#### TASK TO COMPLETE
Write out the data below in full, unchanged, minus the images.

#####

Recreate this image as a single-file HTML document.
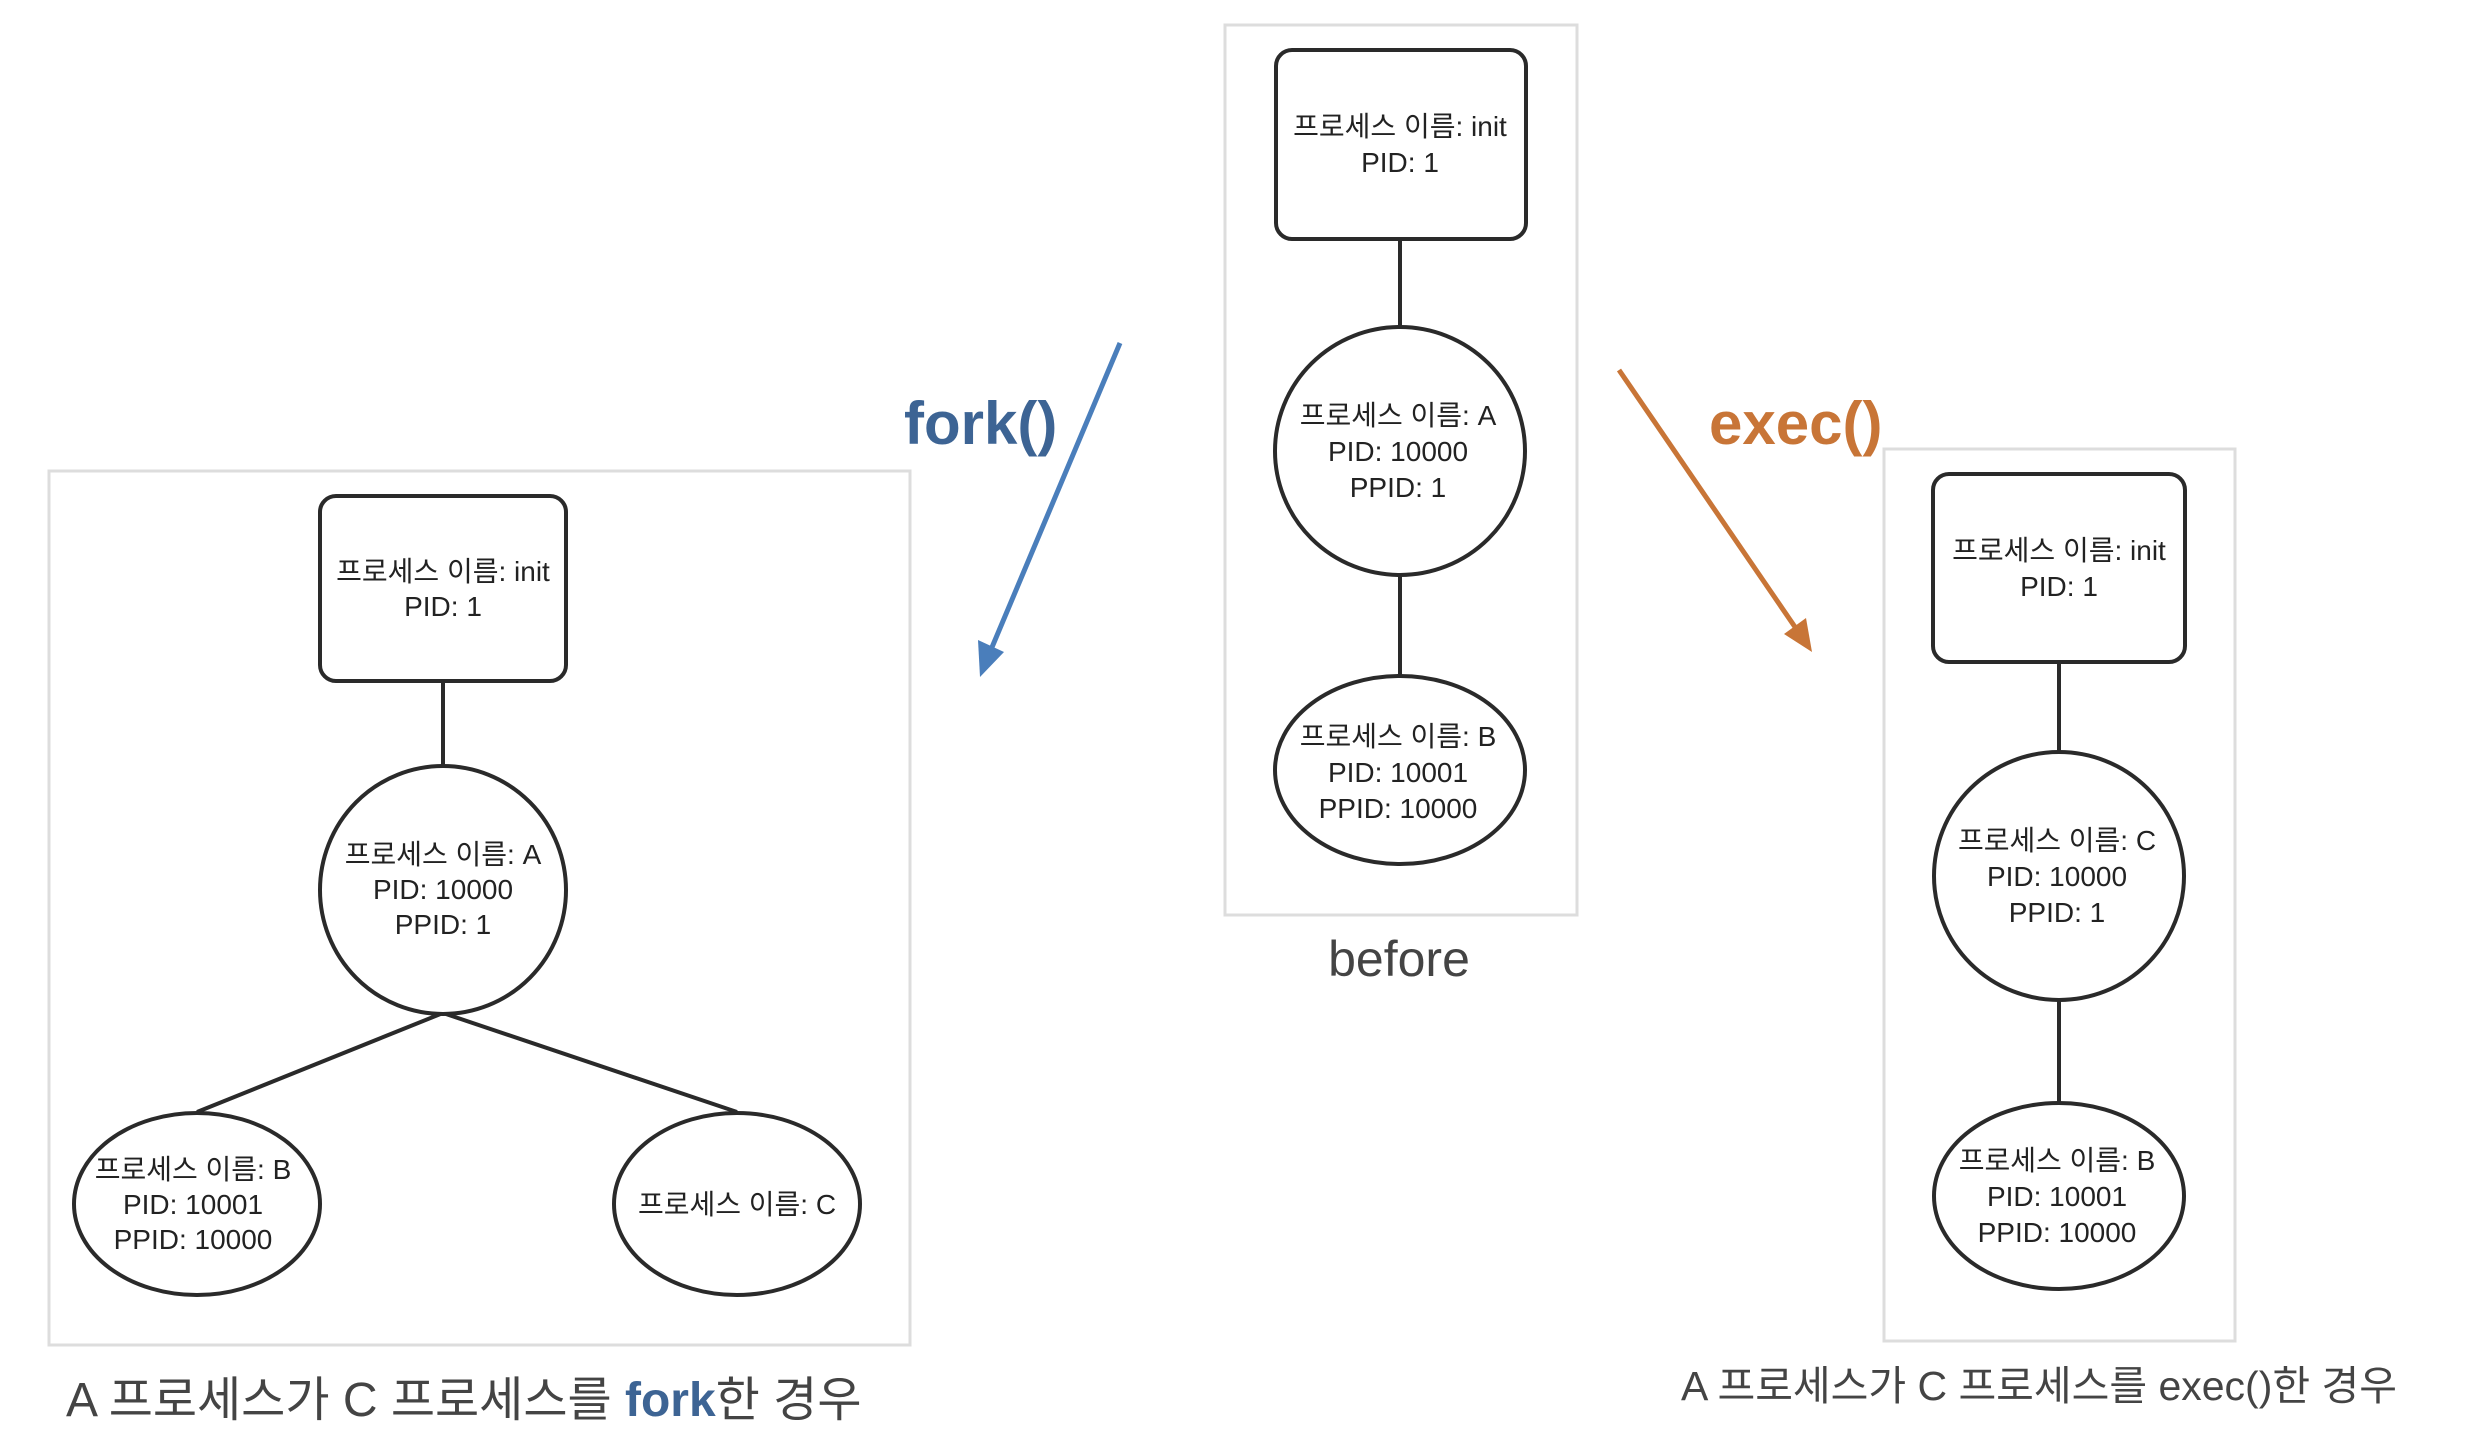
<!DOCTYPE html>
<html><head><meta charset="utf-8"><style>
html,body{margin:0;padding:0;background:#fff;}
svg{display:block;}
text{font-family:"Liberation Sans","Noto Sans CJK KR",sans-serif;}
.n{font-size:28px;fill:#222;text-anchor:middle;}
</style></head><body>
<svg width="2470" height="1446" viewBox="0 0 2470 1446" xmlns="http://www.w3.org/2000/svg">
<defs>
<marker id="ab" markerWidth="10" markerHeight="10" refX="7" refY="5" orient="auto" markerUnits="userSpaceOnUse" viewBox="0 0 10 10"><path d="M0,0 L10,5 L0,10 L2.5,5 z" fill="#4a7ebb"/></marker>
</defs>
<g fill="none" stroke="#ddd" stroke-width="3">
<rect x="49" y="471" width="861" height="874"/>
<rect x="1225" y="25" width="352" height="890"/>
<rect x="1884" y="449" width="351" height="892"/>
</g>
<g stroke="#2a2a2a" stroke-width="4" fill="#fff">
<!-- left -->
<line x1="443" y1="681" x2="443" y2="766"/>
<line x1="443" y1="1013" x2="197" y2="1112"/>
<line x1="443" y1="1013" x2="737" y2="1112"/>
<rect x="320" y="496" width="246" height="185" rx="16"/>
<ellipse cx="443" cy="890" rx="123" ry="124"/>
<ellipse cx="197" cy="1204" rx="123" ry="91"/>
<ellipse cx="737" cy="1204" rx="123" ry="91"/>
<!-- center -->
<line x1="1400" y1="239" x2="1400" y2="328"/>
<line x1="1400" y1="575" x2="1400" y2="677"/>
<rect x="1276" y="50" width="250" height="189" rx="16"/>
<ellipse cx="1400" cy="451" rx="125" ry="124"/>
<ellipse cx="1400" cy="770" rx="125" ry="94"/>
<!-- right -->
<line x1="2059" y1="662" x2="2059" y2="752"/>
<line x1="2059" y1="1000" x2="2059" y2="1103"/>
<rect x="1933" y="474" width="252" height="188" rx="16"/>
<ellipse cx="2059" cy="876" rx="125" ry="124"/>
<ellipse cx="2059" cy="1196" rx="125" ry="93"/>
</g>
<!-- node texts -->
<text class="n" x="443" y="581">프로세스 이름: init</text>
<text class="n" x="443" y="616">PID: 1</text>
<text class="n" x="443" y="864">프로세스 이름: A</text>
<text class="n" x="443" y="899">PID: 10000</text>
<text class="n" x="443" y="934">PPID: 1</text>
<text class="n" x="193" y="1179">프로세스 이름: B</text>
<text class="n" x="193" y="1214">PID: 10001</text>
<text class="n" x="193" y="1249">PPID: 10000</text>
<text class="n" x="737" y="1214">프로세스 이름: C</text>

<text class="n" x="1400" y="136">프로세스 이름: init</text>
<text class="n" x="1400" y="172">PID: 1</text>
<text class="n" x="1398" y="425">프로세스 이름: A</text>
<text class="n" x="1398" y="461">PID: 10000</text>
<text class="n" x="1398" y="497">PPID: 1</text>
<text class="n" x="1398" y="746">프로세스 이름: B</text>
<text class="n" x="1398" y="782">PID: 10001</text>
<text class="n" x="1398" y="818">PPID: 10000</text>

<text class="n" x="2059" y="560">프로세스 이름: init</text>
<text class="n" x="2059" y="596">PID: 1</text>
<text class="n" x="2057" y="850">프로세스 이름: C</text>
<text class="n" x="2057" y="886">PID: 10000</text>
<text class="n" x="2057" y="922">PPID: 1</text>
<text class="n" x="2057" y="1170">프로세스 이름: B</text>
<text class="n" x="2057" y="1206">PID: 10001</text>
<text class="n" x="2057" y="1242">PPID: 10000</text>

<!-- arrows -->
<line x1="1120" y1="343" x2="990" y2="652" stroke="#4a7ebb" stroke-width="5"/>
<polygon points="980,677 978,640 1004,652" fill="#4a7ebb"/>
<line x1="1619" y1="370" x2="1795" y2="627" stroke="#c87537" stroke-width="5"/>
<polygon points="1812,652 1784,634 1806,618" fill="#c87537"/>
<text x="904" y="444" font-size="60" font-weight="bold" fill="#3d6494">fork()</text>
<text x="1709" y="444" font-size="60" font-weight="bold" fill="#c87537">exec()</text>

<text x="1399" y="976" font-size="50" fill="#444" text-anchor="middle">before</text>
<text x="66" y="1416" font-size="48" fill="#444">A 프로세스가 C 프로세스를 <tspan font-weight="bold" fill="#3d6494">fork</tspan>한 경우</text>
<text x="1681" y="1400" font-size="41" fill="#444">A 프로세스가 C 프로세스를 exec()한 경우</text>
</svg>
</body></html>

#####

#### EXPECTED ANSWER
Recreate this image as a single-file HTML document.
<!DOCTYPE html>
<html><head><meta charset="utf-8"><style>
html,body{margin:0;padding:0;background:#fff;}
svg{display:block;}
text{font-family:"Liberation Sans","Noto Sans CJK KR",sans-serif;}
.n{font-size:28px;fill:#222;text-anchor:middle;}
</style></head><body>
<svg width="2470" height="1446" viewBox="0 0 2470 1446" xmlns="http://www.w3.org/2000/svg">
<defs>
<marker id="ab" markerWidth="10" markerHeight="10" refX="7" refY="5" orient="auto" markerUnits="userSpaceOnUse" viewBox="0 0 10 10"><path d="M0,0 L10,5 L0,10 L2.5,5 z" fill="#4a7ebb"/></marker>
</defs>
<g fill="none" stroke="#ddd" stroke-width="3">
<rect x="49" y="471" width="861" height="874"/>
<rect x="1225" y="25" width="352" height="890"/>
<rect x="1884" y="449" width="351" height="892"/>
</g>
<g stroke="#2a2a2a" stroke-width="4" fill="#fff">
<!-- left -->
<line x1="443" y1="681" x2="443" y2="766"/>
<line x1="443" y1="1013" x2="197" y2="1112"/>
<line x1="443" y1="1013" x2="737" y2="1112"/>
<rect x="320" y="496" width="246" height="185" rx="16"/>
<ellipse cx="443" cy="890" rx="123" ry="124"/>
<ellipse cx="197" cy="1204" rx="123" ry="91"/>
<ellipse cx="737" cy="1204" rx="123" ry="91"/>
<!-- center -->
<line x1="1400" y1="239" x2="1400" y2="328"/>
<line x1="1400" y1="575" x2="1400" y2="677"/>
<rect x="1276" y="50" width="250" height="189" rx="16"/>
<ellipse cx="1400" cy="451" rx="125" ry="124"/>
<ellipse cx="1400" cy="770" rx="125" ry="94"/>
<!-- right -->
<line x1="2059" y1="662" x2="2059" y2="752"/>
<line x1="2059" y1="1000" x2="2059" y2="1103"/>
<rect x="1933" y="474" width="252" height="188" rx="16"/>
<ellipse cx="2059" cy="876" rx="125" ry="124"/>
<ellipse cx="2059" cy="1196" rx="125" ry="93"/>
</g>
<!-- node texts -->
<text class="n" x="443" y="581">프로세스 이름: init</text>
<text class="n" x="443" y="616">PID: 1</text>
<text class="n" x="443" y="864">프로세스 이름: A</text>
<text class="n" x="443" y="899">PID: 10000</text>
<text class="n" x="443" y="934">PPID: 1</text>
<text class="n" x="193" y="1179">프로세스 이름: B</text>
<text class="n" x="193" y="1214">PID: 10001</text>
<text class="n" x="193" y="1249">PPID: 10000</text>
<text class="n" x="737" y="1214">프로세스 이름: C</text>

<text class="n" x="1400" y="136">프로세스 이름: init</text>
<text class="n" x="1400" y="172">PID: 1</text>
<text class="n" x="1398" y="425">프로세스 이름: A</text>
<text class="n" x="1398" y="461">PID: 10000</text>
<text class="n" x="1398" y="497">PPID: 1</text>
<text class="n" x="1398" y="746">프로세스 이름: B</text>
<text class="n" x="1398" y="782">PID: 10001</text>
<text class="n" x="1398" y="818">PPID: 10000</text>

<text class="n" x="2059" y="560">프로세스 이름: init</text>
<text class="n" x="2059" y="596">PID: 1</text>
<text class="n" x="2057" y="850">프로세스 이름: C</text>
<text class="n" x="2057" y="886">PID: 10000</text>
<text class="n" x="2057" y="922">PPID: 1</text>
<text class="n" x="2057" y="1170">프로세스 이름: B</text>
<text class="n" x="2057" y="1206">PID: 10001</text>
<text class="n" x="2057" y="1242">PPID: 10000</text>

<!-- arrows -->
<line x1="1120" y1="343" x2="990" y2="652" stroke="#4a7ebb" stroke-width="5"/>
<polygon points="980,677 978,640 1004,652" fill="#4a7ebb"/>
<line x1="1619" y1="370" x2="1795" y2="627" stroke="#c87537" stroke-width="5"/>
<polygon points="1812,652 1784,634 1806,618" fill="#c87537"/>
<text x="904" y="444" font-size="60" font-weight="bold" fill="#3d6494">fork()</text>
<text x="1709" y="444" font-size="60" font-weight="bold" fill="#c87537">exec()</text>

<text x="1399" y="976" font-size="50" fill="#444" text-anchor="middle">before</text>
<text x="66" y="1416" font-size="48" fill="#444">A 프로세스가 C 프로세스를 <tspan font-weight="bold" fill="#3d6494">fork</tspan>한 경우</text>
<text x="1681" y="1400" font-size="41" fill="#444">A 프로세스가 C 프로세스를 exec()한 경우</text>
</svg>
</body></html>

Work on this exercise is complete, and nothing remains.